We have another customer service tale, from Marjorie Halverson of Black River Falls, who went to Minneapolis to see a son’s art show recently.
“My husband called a beautiful looking motel that our daughter had found on the Internet. The motel employee was quite rude and quoted a much higher price. She acted as if she would rather not have any customers.”
So the family looked elsewhere for housing and found great satisfaction at Country Inns & Suites, Inver Grove Heights, near St. Paul.
“The person answering the phone was gracious, said that they had a room available and stated a price. Then he said, ‘Just a minute, I might be able to do even better than that.’” Which he did.
The stay was “one of the nicest that we have ever had,” and the cost was less than $75, including continental breakfast for five people.

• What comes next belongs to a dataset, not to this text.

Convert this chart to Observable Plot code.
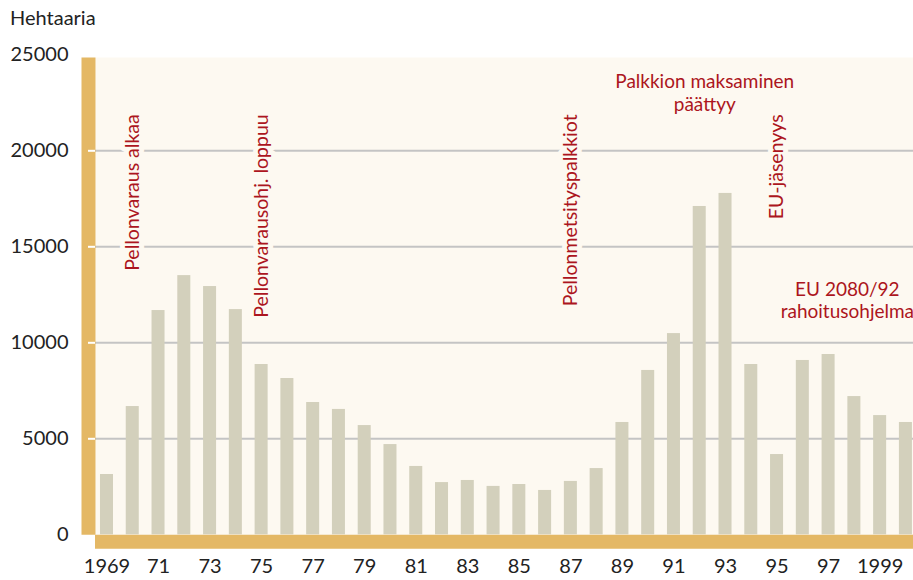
<!DOCTYPE html>
<html><head><meta charset="utf-8">
<script src="https://cdn.jsdelivr.net/npm/d3@7"></script>
<script src="https://cdn.jsdelivr.net/npm/@observablehq/plot@0.6"></script>
<style>
html,body{margin:0;padding:0;background:#fff;overflow:hidden;font-family:Lato,"Open Sans",sans-serif}
#wrap{position:relative;width:913px;height:580px}
#title{position:absolute;left:10px;top:5px;font-size:20px;color:#222;line-height:24px}
#chart{position:absolute;left:0;top:0}
</style></head><body>
<div id="wrap"><div id="chart"></div><div id="title">Hehtaaria</div></div>
<script>
const years = [1969,1970,1971,1972,1973,1974,1975,1976,1977,1978,1979,1980,1981,1982,1983,1984,1985,1986,1987,1988,1989,1990,1991,1992,1993,1994,1995,1996,1997,1998,1999,2000];
const values = [3140,6680,11680,13500,12930,11730,8870,8140,6890,6530,5690,4700,3560,2720,2830,2520,2620,2310,2780,3450,5850,8560,10480,17100,17780,8870,4180,9080,9390,7200,6210,5850];
const xTickYears = [1969,1971,1973,1975,1977,1979,1981,1983,1985,1987,1989,1991,1993,1995,1997,1999];
const xTickLabels = ["1969","71","73","75","77","79","81","83","85","87","89","91","93","95","97","1999"];
const yTickValues = [0,5000,10000,15000,20000,25000];
const yGridValues = [5000,10000,15000,20000];
const vNoteTexts = ["Pellonvaraus alkaa","Pellonvarausohj. loppuu","Pellonmetsityspalkkiot","EU-jäsenyys"];
const vNoteYears = [1970,1975,1987,1995];
const vNoteTop = [21900,21900,21900,21900];
const hNoteTexts = ["Palkkion maksaminen\npäättyy","EU 2080/92\nrahoitusohjelma"];
const hNoteYears = [1992,1998];
const hNoteY = [23060,12250];

const cream = "#fdf9f1", yellow = "#e4b865", barColor = "#d3d0bc", grid = "#c4c4c4", red = "#ac1520";

const data = years.map((year,i)=>({year, value: values[i]}));
const vNotes = vNoteTexts.map((t,i)=>({text:t, year:vNoteYears[i], y:vNoteTop[i]}));
const hNotes = hNoteTexts.map((t,i)=>({text:t, year:hNoteYears[i], y:hNoteY[i], dx: i===0?5:-7}));
const labelOf = new Map(xTickYears.map((y,i)=>[y, xTickLabels[i]]));

const chart = Plot.plot({
  width: 913, height: 580,
  marginLeft: 95, marginRight: 0, marginTop: 57, marginBottom: 45.7,
  style: {fontFamily: "Lato, 'Open Sans', sans-serif", fontSize: "20px", color: "#222", background: "transparent", overflow: "visible"},
  x: {type: "band", domain: years, range: [93.6, 918.3], paddingInner: 0.495, paddingOuter: 0.2475, align: 0.5, round: false},
  y: {domain: [0, 25000], range: [534.3, 54.3]},
  marks: [
    Plot.frame({fill: cream, stroke: null}),
    Plot.gridY(yGridValues, {stroke: grid, strokeWidth: 2, strokeOpacity: 1}),
    Plot.barY(data, {x: "year", y: "value", fill: barColor}),
    Plot.text(vNotes, {x: "year", y: "y", text: "text", rotate: -90, textAnchor: "end", fill: red, stroke: cream, strokeWidth: 10, fontSize: 19.5}),
    ...hNotes.map(n => Plot.text([n], {x: "year", y: "y", text: "text", dx: n.dx, lineHeight: 1.2, fill: red, stroke: cream, strokeWidth: 6, fontSize: 19})),
    Plot.ruleY([0], {stroke: yellow, strokeWidth: 14, dy: 7, strokeLinecap: "butt"}),
    Plot.frame({anchor: "left", stroke: yellow, strokeWidth: 14, dx: -7, strokeLinecap: "butt"}),
    Plot.axisY({ticks: yGridValues, tickSize: 7, stroke: "white", strokeWidth: 2, strokeOpacity: 1, text: null, label: null}),
    Plot.axisY({ticks: yTickValues, tickSize: 0, tickPadding: 27, tickFormat: d => String(d), label: null, fill: "#222"}),
    Plot.axisX({ticks: xTickYears, tickSize: 0, tickPadding: 24, tickFormat: d => labelOf.get(d), label: null, fill: "#222"})
  ]
});
document.getElementById("chart").appendChild(chart);
</script>
</body></html>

“If my husband and I ever go away for some time by ourselves, which is a dream of ours, we would like to go there,” Marjorie writes. “We were treated with respect and kindness.”
For more about this motel chain, call (800) 456-4000 or go to www.countryinns.com.
Other mail includes this kind note: “Thank you for your well-done article on railroading,” writes Arlyn Colby of Barron. “As a rail fan, I’m always looking for rail related activities.”
He has compiled a list of rail attractions in Wisconsin, which we will refer to later this summer (or send you via e-mail earlier, if you so desire). Arlyn is a volunteer with the Wisconsin Great Northern Tourist Railroad in Spooner (www.spoonertrainride.com).
We also were glad to hear from Nicholas Pothitakis of Burlington, Iowa, whose family has operated the Palms Supper Club since 1961.
“When the Palms opened, the laws in the state of Iowa did not allow restaurants to sell liquor by the glass,” the lawyer writes, to explain what distinguished a supper club from a restaurant in Iowa. “Patrons were supposed to bring bottles to the restaurant if they wanted to drink.
To get around this, my grandfather (George Rashid) set up the restaurant as a supper club. All patrons had to be members, and they could then buy drinks from the bar. The memberships to the ‘club’ were sold for $1 and could be purchased at the door. I suspect some were even given away.”